After talking with me for about 15 minutes, Brother Glasscock went to a vault and removed about seven single-spaced typewritten pages, which were stapled together at the top corner. I had experienced little trouble learning my lectures for the Blue Lodge Degrees. Collectively, they were demanding and required far more time to deliver than the Scottish Rite text I had just been presented, but they were accomplished by correctly answering the questions posed by my instructor. The pauses used by the instructor in his careful questions gave me enough time to phrase my answers and were actually cues to prompt my memory. In this new undertaking, I was to be alone behind the altar, delivering those eight minutes to a class of several hundred Candidates with nobody to turn to for help. (Unbeknownst to me, there was a prompter behind the beautiful drapes and curtains who was following my oration from a printed copy.) Thankfully, I was not told of this "crutch," so I did not use it.

Fourteenth Degree Regalia Painting by Brother Robert H. White, 32°

For the first three Reunions, I had a stack of typewritten 3" x 5" cue cards lying on the altar, out of sight to the Brethren. After each class, I would seclude myself, go back over the oration, and often discover that I had left out a part of a phrase. I would later admit these errors to the Venerable Master of the Degree, and he would very kindly assure me that he had not caught the infractions. Also, he reminded me that the Candidates could not have possibly known.

Then, at my fourth Reunion, I had carefully placed my cue cards on the altar prior to the beginning of the Degree and confidently went through the ritual leading up to time for my oration, which is given with the Venerable Master about 20 feet behind me, at his station in the East. As I cleared my throat to begin, I looked down at the altar for my cards, my "crutch." They were not there! With great trepidation, I began my discourse, panic stricken that I would hit a blank in my memory and ruin the Degree. As I nervously paced behind the altar, delivering the oration, I turned a little and glanced back at the Master, who had the most cherubic-or possibly devilish-smile on his face. There he was holding my cue cards where I could see them!

Ill. Joe Neel Scarsdale, 33°

I got through the oration without a flaw, and, to my complete surprise, the Venerable Master raised his hands and started applauding. Applause immediately spread through the Class and the Brothers who were in attendance, including Ill. William Nash, 33°, S.G.I.G. in Arkansas. Ill. Nash had been a revered friend of mine for years before I had petitioned the Blue Lodge. With a slight bow to those present, I went back to my station, and the Degree ended. When we got back to the Robing Room, all the fellows were there waiting, and the Venerable Master, the late Ill. Joe N. Scarsdale, 33°, was at the front of the group.

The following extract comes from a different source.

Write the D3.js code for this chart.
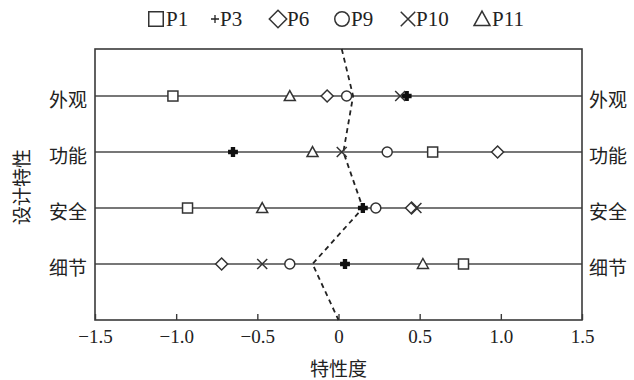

He said that he had wished that his station had been in front of me, so he could have seen my face when I looked down for the missing cue cards. Then he paid me the highest compliment I have ever received: he said he knew I didn't need the cards as a crutch, so he took them with him back to his station after he presented me to the Class as the Orator. At that time, Joe, though an extremely competent ritualist, was still a K.C.C.H., and it was not too long later that I was also granted the distinct honor of a red Scottish Rite cap. I still believe what Bill Glasscock told me: this oration does say more about Freemasonry than any one thing I have read or heard since. I have been making the oration for more than 15 years, and its words stir my soul as deeply now as they did 15 years ago. I am grateful for the opportunity to present it.


Charles R. Shelton
is a native of Little Rock, Arkansas. After his military service in WW II, he returned home and began a banking career at a local bank, where he worked for nearly 40 years, retiring as Vice President in 1985. Because a man he worked with waited for 15 years before Charlie asked him about Masonry, then pulled a petition out of his briefcase already filled in with his name, Bro. Shelton feels he missed years of Freemasonry. Bro. Charlie is Past Master and current Secretary of Western Star Lodge No. 2 in Little Rock. The Lodge is about to celebrate its 165th year of continuous operation. A member of the Scottish Rite Bodies of Little Rock, Bro. Shelton was given the part of Orator in the 14th Degree in 1986, a part he still delivers, with great humility, today.